# Given exercise
Skip every picture and transcribe the remaining material exactly.

# Records with drawing code
***

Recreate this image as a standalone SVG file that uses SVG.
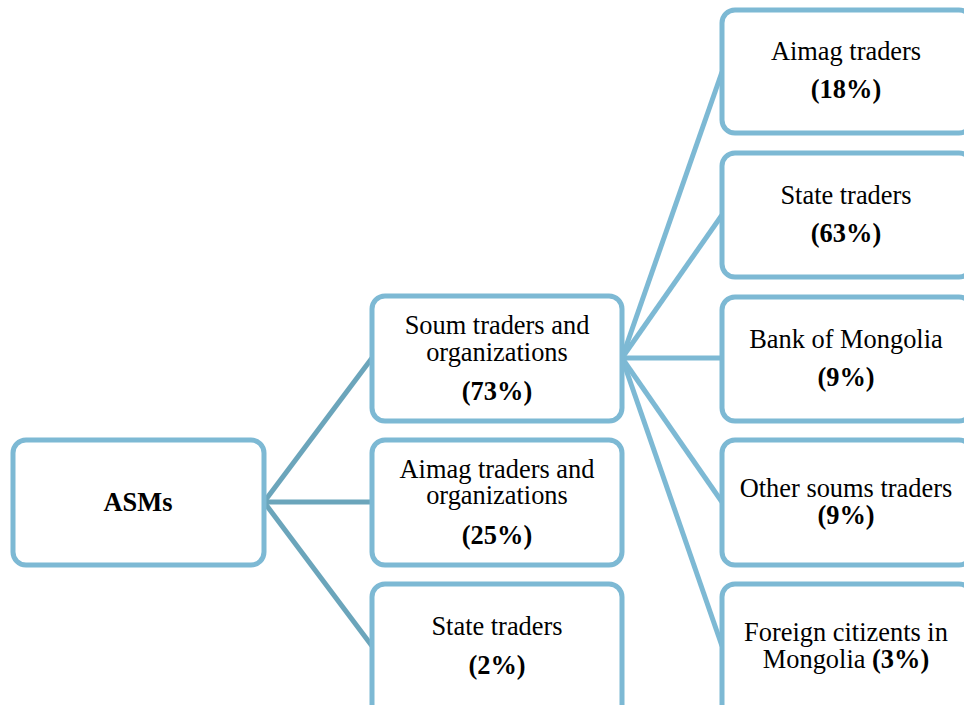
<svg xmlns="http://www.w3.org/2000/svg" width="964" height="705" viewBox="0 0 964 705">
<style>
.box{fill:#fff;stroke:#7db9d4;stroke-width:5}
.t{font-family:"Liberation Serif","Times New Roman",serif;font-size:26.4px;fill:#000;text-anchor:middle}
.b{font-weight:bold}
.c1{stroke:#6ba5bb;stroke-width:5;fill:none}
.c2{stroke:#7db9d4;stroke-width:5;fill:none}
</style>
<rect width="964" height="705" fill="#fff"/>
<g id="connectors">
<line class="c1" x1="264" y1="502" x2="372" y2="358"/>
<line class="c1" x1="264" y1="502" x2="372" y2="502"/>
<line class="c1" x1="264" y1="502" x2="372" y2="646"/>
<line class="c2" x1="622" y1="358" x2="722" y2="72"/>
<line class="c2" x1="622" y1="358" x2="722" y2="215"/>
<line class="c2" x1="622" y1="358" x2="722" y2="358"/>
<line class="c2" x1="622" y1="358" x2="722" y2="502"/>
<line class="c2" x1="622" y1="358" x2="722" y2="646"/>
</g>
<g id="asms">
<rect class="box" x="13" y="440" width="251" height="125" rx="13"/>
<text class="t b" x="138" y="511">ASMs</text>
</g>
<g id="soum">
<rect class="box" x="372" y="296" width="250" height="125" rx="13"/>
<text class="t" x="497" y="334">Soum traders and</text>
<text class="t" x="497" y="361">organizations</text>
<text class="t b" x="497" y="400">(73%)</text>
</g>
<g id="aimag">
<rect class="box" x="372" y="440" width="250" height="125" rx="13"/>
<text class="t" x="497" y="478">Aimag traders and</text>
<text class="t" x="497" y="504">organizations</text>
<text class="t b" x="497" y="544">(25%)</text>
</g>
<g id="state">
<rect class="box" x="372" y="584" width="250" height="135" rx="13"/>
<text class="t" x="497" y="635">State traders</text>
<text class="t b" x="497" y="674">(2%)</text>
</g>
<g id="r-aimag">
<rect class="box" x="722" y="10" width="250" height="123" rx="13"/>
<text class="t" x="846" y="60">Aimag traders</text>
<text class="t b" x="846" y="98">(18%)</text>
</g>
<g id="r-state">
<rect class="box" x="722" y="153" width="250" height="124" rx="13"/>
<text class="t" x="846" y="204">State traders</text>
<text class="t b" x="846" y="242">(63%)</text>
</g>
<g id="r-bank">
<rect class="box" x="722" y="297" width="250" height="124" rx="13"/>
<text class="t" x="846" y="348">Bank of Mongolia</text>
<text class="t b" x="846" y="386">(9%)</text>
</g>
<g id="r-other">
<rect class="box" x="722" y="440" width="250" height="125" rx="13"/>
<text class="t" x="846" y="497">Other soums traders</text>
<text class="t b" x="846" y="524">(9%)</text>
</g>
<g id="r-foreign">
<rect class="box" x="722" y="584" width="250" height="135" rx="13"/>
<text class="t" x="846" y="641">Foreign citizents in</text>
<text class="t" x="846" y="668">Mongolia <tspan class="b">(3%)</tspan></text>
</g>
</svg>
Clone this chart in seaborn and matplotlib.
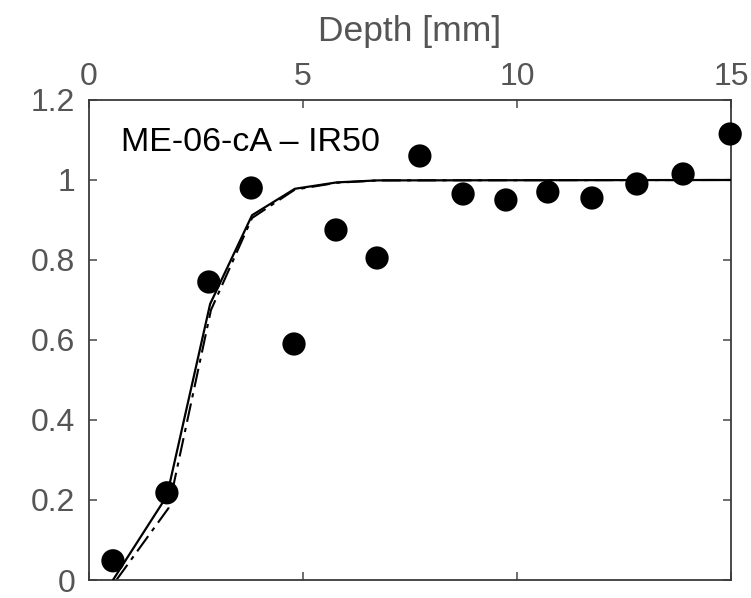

***

# Answer to the exercise
Recreate this image as a standalone SVG file that uses SVG.
<svg xmlns="http://www.w3.org/2000/svg" width="964" height="705" viewBox="0 0 964 705">
<style>
.box{fill:#fff;stroke:#7db9d4;stroke-width:5}
.t{font-family:"Liberation Serif","Times New Roman",serif;font-size:26.4px;fill:#000;text-anchor:middle}
.b{font-weight:bold}
.c1{stroke:#6ba5bb;stroke-width:5;fill:none}
.c2{stroke:#7db9d4;stroke-width:5;fill:none}
</style>
<rect width="964" height="705" fill="#fff"/>
<g id="connectors">
<line class="c1" x1="264" y1="502" x2="372" y2="358"/>
<line class="c1" x1="264" y1="502" x2="372" y2="502"/>
<line class="c1" x1="264" y1="502" x2="372" y2="646"/>
<line class="c2" x1="622" y1="358" x2="722" y2="72"/>
<line class="c2" x1="622" y1="358" x2="722" y2="215"/>
<line class="c2" x1="622" y1="358" x2="722" y2="358"/>
<line class="c2" x1="622" y1="358" x2="722" y2="502"/>
<line class="c2" x1="622" y1="358" x2="722" y2="646"/>
</g>
<g id="asms">
<rect class="box" x="13" y="440" width="251" height="125" rx="13"/>
<text class="t b" x="138" y="511">ASMs</text>
</g>
<g id="soum">
<rect class="box" x="372" y="296" width="250" height="125" rx="13"/>
<text class="t" x="497" y="334">Soum traders and</text>
<text class="t" x="497" y="361">organizations</text>
<text class="t b" x="497" y="400">(73%)</text>
</g>
<g id="aimag">
<rect class="box" x="372" y="440" width="250" height="125" rx="13"/>
<text class="t" x="497" y="478">Aimag traders and</text>
<text class="t" x="497" y="504">organizations</text>
<text class="t b" x="497" y="544">(25%)</text>
</g>
<g id="state">
<rect class="box" x="372" y="584" width="250" height="135" rx="13"/>
<text class="t" x="497" y="635">State traders</text>
<text class="t b" x="497" y="674">(2%)</text>
</g>
<g id="r-aimag">
<rect class="box" x="722" y="10" width="250" height="123" rx="13"/>
<text class="t" x="846" y="60">Aimag traders</text>
<text class="t b" x="846" y="98">(18%)</text>
</g>
<g id="r-state">
<rect class="box" x="722" y="153" width="250" height="124" rx="13"/>
<text class="t" x="846" y="204">State traders</text>
<text class="t b" x="846" y="242">(63%)</text>
</g>
<g id="r-bank">
<rect class="box" x="722" y="297" width="250" height="124" rx="13"/>
<text class="t" x="846" y="348">Bank of Mongolia</text>
<text class="t b" x="846" y="386">(9%)</text>
</g>
<g id="r-other">
<rect class="box" x="722" y="440" width="250" height="125" rx="13"/>
<text class="t" x="846" y="497">Other soums traders</text>
<text class="t b" x="846" y="524">(9%)</text>
</g>
<g id="r-foreign">
<rect class="box" x="722" y="584" width="250" height="135" rx="13"/>
<text class="t" x="846" y="641">Foreign citizents in</text>
<text class="t" x="846" y="668">Mongolia <tspan class="b">(3%)</tspan></text>
</g>
</svg>
Clone this chart in seaborn and matplotlib.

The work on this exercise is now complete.